A orientadora de Bep Punu Kayapó disse que estava muito agradecida por ele tê-la escolhido como sua orientadora e pela dedicação em seu trabalho de conclusão de curso.

“Muitas vezes é negado a eles o direito de produzir ciência na sua própria língua, mas a Unifesspa cumpre seu papel com o desenvolvimento regional quando contribui para que se produza material como esse que servirá de fonte de pesquisa para professores, antropólogos, historiadores e, principalmente linguistas e, isso, é fantástico.
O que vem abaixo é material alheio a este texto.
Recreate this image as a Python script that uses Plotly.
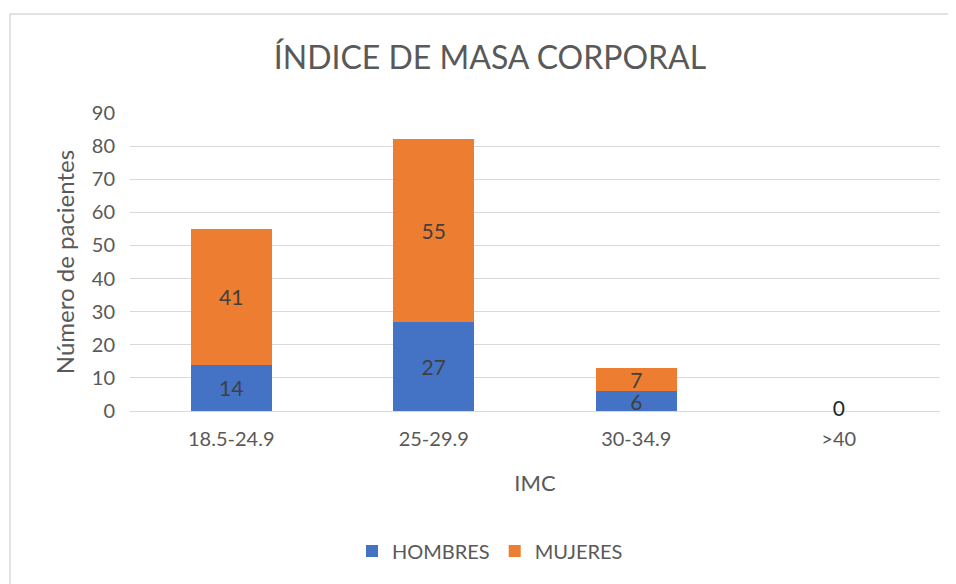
import plotly.graph_objects as go

categories = ["18.5-24.9", "25-29.9", "30-34.9", ">40"]
hombres = [14, 27, 6, 0]
mujeres = [41, 55, 7, 0]

FONT = "Lato, Open Sans, sans-serif"
GREY = "#595959"
LABEL = "#404040"

# page body has an 8px margin; figure coordinates = reference - 8
W, H = 948, 576
OFF = 8
PL, PR, PT, PB = 130 - OFF, 940 - OFF, 113 - OFF, 411 - OFF


def inside_text(vals):
    return [str(v) if v != 0 else "" for v in vals]


fig = go.Figure()
fig.add_trace(go.Bar(
    x=categories, y=hombres, name="HOMBRES",
    marker=dict(color="#4472C4", line=dict(width=0)),
    text=inside_text(hombres), textposition="inside", insidetextanchor="middle",
    constraintext="none", cliponaxis=False,
    textfont=dict(family=FONT, size=21, color=LABEL), textangle=0,
    hoverinfo="x+y+name",
))
fig.add_trace(go.Bar(
    x=categories, y=mujeres, name="MUJERES",
    marker=dict(color="#ED7D31", line=dict(width=0)),
    text=inside_text(mujeres), textposition="inside", insidetextanchor="middle",
    constraintext="none", cliponaxis=False,
    textfont=dict(family=FONT, size=21, color=LABEL), textangle=0,
    hoverinfo="x+y+name",
))
# zero-value labels, centred on the baseline as in the original
zero_x = [c for c, h, m in zip(categories, hombres, mujeres) if h + m == 0]
zero_y = [h + m for c, h, m in zip(categories, hombres, mujeres) if h + m == 0]
fig.add_trace(go.Scatter(
    x=zero_x, y=zero_y, mode="text", text=[str(v) for v in zero_y],
    textposition="middle center", cliponaxis=False,
    textfont=dict(family=FONT, size=21, color="#262626"),
    showlegend=False, hoverinfo="skip",
))

fig.update_layout(
    width=W, height=H,
    barmode="stack", bargap=0.6,
    paper_bgcolor="white", plot_bgcolor="white",
    font=dict(family=FONT, color=GREY, size=18),
    margin=dict(l=PL, r=W - PR, t=PT, b=H - PB),
    title=dict(text="ÍNDICE DE MASA CORPORAL", font=dict(family=FONT, size=32, color=GREY),
               x=(490 - OFF) / W, xanchor="center", xref="container",
               y=1 - (58 - OFF) / H, yanchor="middle", yref="container"),
    legend=dict(orientation="h", x=(490 - 130) / 810, xanchor="center",
                y=(411 - 551) / 298, yanchor="middle",
                font=dict(family=FONT, size=20, color=GREY), itemwidth=30,
                traceorder="normal"),
    shapes=[dict(type="rect", xref="paper", yref="paper",
                 x0=(10 - 130) / 810, x1=(990 - 130) / 810,
                 y0=(411 - 620) / 298, y1=(411 - 14) / 298,
                 line=dict(color="#D9D9D9", width=1.5), fillcolor="rgba(0,0,0,0)", layer="below")],
)
fig.update_xaxes(
    showgrid=False, showline=False, ticks="", ticklabelstandoff=14,
    tickfont=dict(family=FONT, size=20, color=GREY),
    title=dict(text="IMC", font=dict(family=FONT, size=22, color=GREY), standoff=26),
)
fig.update_yaxes(
    range=[0, 90], dtick=10, showgrid=True, gridcolor="#D9D9D9", gridwidth=1.3,
    zeroline=True, zerolinecolor="#D9D9D9", zerolinewidth=1.3,
    ticks="", ticklabelstandoff=14,
    tickfont=dict(family=FONT, size=20, color=GREY),
    title=dict(text="Número de pacientes", font=dict(family=FONT, size=24, color=GREY), standoff=10),
)

fig.write_html("out.html")
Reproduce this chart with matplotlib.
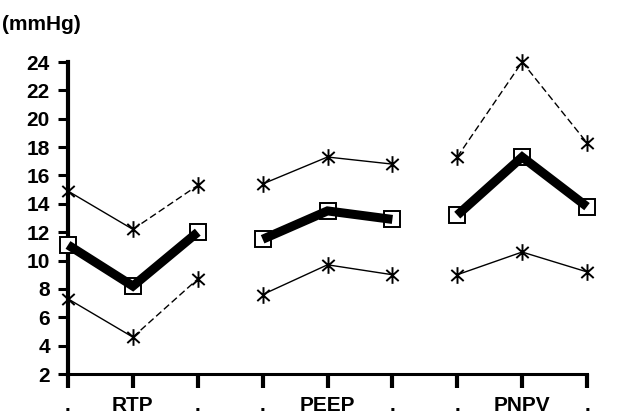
import matplotlib
matplotlib.use("Agg")
import numpy as np
import matplotlib.pyplot as plt
from matplotlib.path import Path

plt.rcParams['font.family'] = ['Liberation Sans', 'DejaVu Sans']
plt.rcParams['font.weight'] = 'bold'

groups = ["RTP", "PEEP", "PNPV"]
tick_labels = [".", "RTP", ".", ".", "PEEP", ".", ".", "PNPV", "."]
yticks = [2, 4, 6, 8, 10, 12, 14, 16, 18, 20, 22, 24]

mean_vals = [[11.1, 8.2, 12.0], [11.5, 13.5, 12.9], [13.2, 17.3, 13.8]]
upper_vals = [[14.9, 12.2, 15.3], [15.4, 17.3, 16.8], [17.3, 24.0, 18.3]]
lower_vals = [[7.3, 4.6, 8.7], [7.6, 9.7, 9.0], [9.0, 10.6, 9.2]]

upper_styles = [["-", "--"], ["-", "-"], ["--", "--"]]
lower_styles = [["-", "--"], ["-", "-"], ["-", "-"]]

# asterisk marker: vertical bar plus an X
a = np.deg2rad(42)
c, s = np.cos(a), np.sin(a)
ast = Path([(0, -1), (0, 1), (-c, -s), (c, s), (-c, s), (c, -s)],
           [Path.MOVETO, Path.LINETO, Path.MOVETO, Path.LINETO,
            Path.MOVETO, Path.LINETO])

fig = plt.figure(figsize=(6.18, 4.18), dpi=100)
ax = fig.add_axes([68/618, 1-374/418, (587-68)/618, (374-62)/418])
ax.set_xlim(0, 8)
ax.set_ylim(2, 24)

dash = (0, (5, 2.5))
for g in range(len(groups)):
    xs = [3*g, 3*g+1, 3*g+2]
    for vals, styles in ((upper_vals, upper_styles), (lower_vals, lower_styles)):
        for k in range(2):
            ls = dash if styles[g][k] == "--" else "-"
            ax.plot(xs[k:k+2], vals[g][k:k+2], color="black", lw=1.0, ls=ls,
                    clip_on=False, zorder=2)
        ax.plot(xs, vals[g], ls="none", marker=ast, ms=12, mew=1.4,
                color="black", clip_on=False, zorder=3)
    ax.plot(xs, mean_vals[g], ls="none", marker="s", ms=12, mew=1.4,
            mfc="white", mec="black", clip_on=False, zorder=4)
    ax.plot(xs, mean_vals[g], color="black", lw=6.5, solid_capstyle="butt",
            solid_joinstyle="miter", clip_on=False, zorder=5)

for side in ("top", "right"):
    ax.spines[side].set_visible(False)
ax.spines["left"].set_linewidth(3)
ax.spines["bottom"].set_linewidth(2.2)

ax.set_xticks(range(len(tick_labels)))
ax.set_xticklabels(tick_labels, fontsize=15, fontweight="bold")
ax.set_yticks(yticks)
ax.set_yticklabels([str(v) for v in yticks], fontsize=15, fontweight="bold")
ax.tick_params(axis="x", direction="out", length=10, width=3, pad=6)
ax.tick_params(axis="y", direction="out", length=7, width=2.2, pad=6)

fig.text(2/618, 1-25/418, "(mmHg)", fontsize=15, fontweight="bold",
         ha="left", va="center")

fig.savefig("out.png", dpi=100, facecolor="white")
Quero parabenizar o Bep porque ele teve a coragem de ir adiante e aceitou o desafio de escrever o TCC na sua língua materna e nosso diálogo intercultural foi tão rico para mim quanto foi para ele. A Fecampo está sendo pioneira autorizando seus alunos a escreverem seus trabalhos acadêmicos em suas próprias línguas. Com este TCC todos ganham, principalmente a sociedade do sul e sudeste do Pará”, concluiu agradecida.

As pessoas que vieram prestigiar a defesa do aluno Bep Punu Kayapó ficaram do lado de fora da sala aguardando ansiosos o resultado da nota. Enquanto isso, a banca se reuniu para avaliar o trabalho do aluno e, por fim, Bep Punu Kayapó foi aprovado com conceito excelente pela Unifesspa.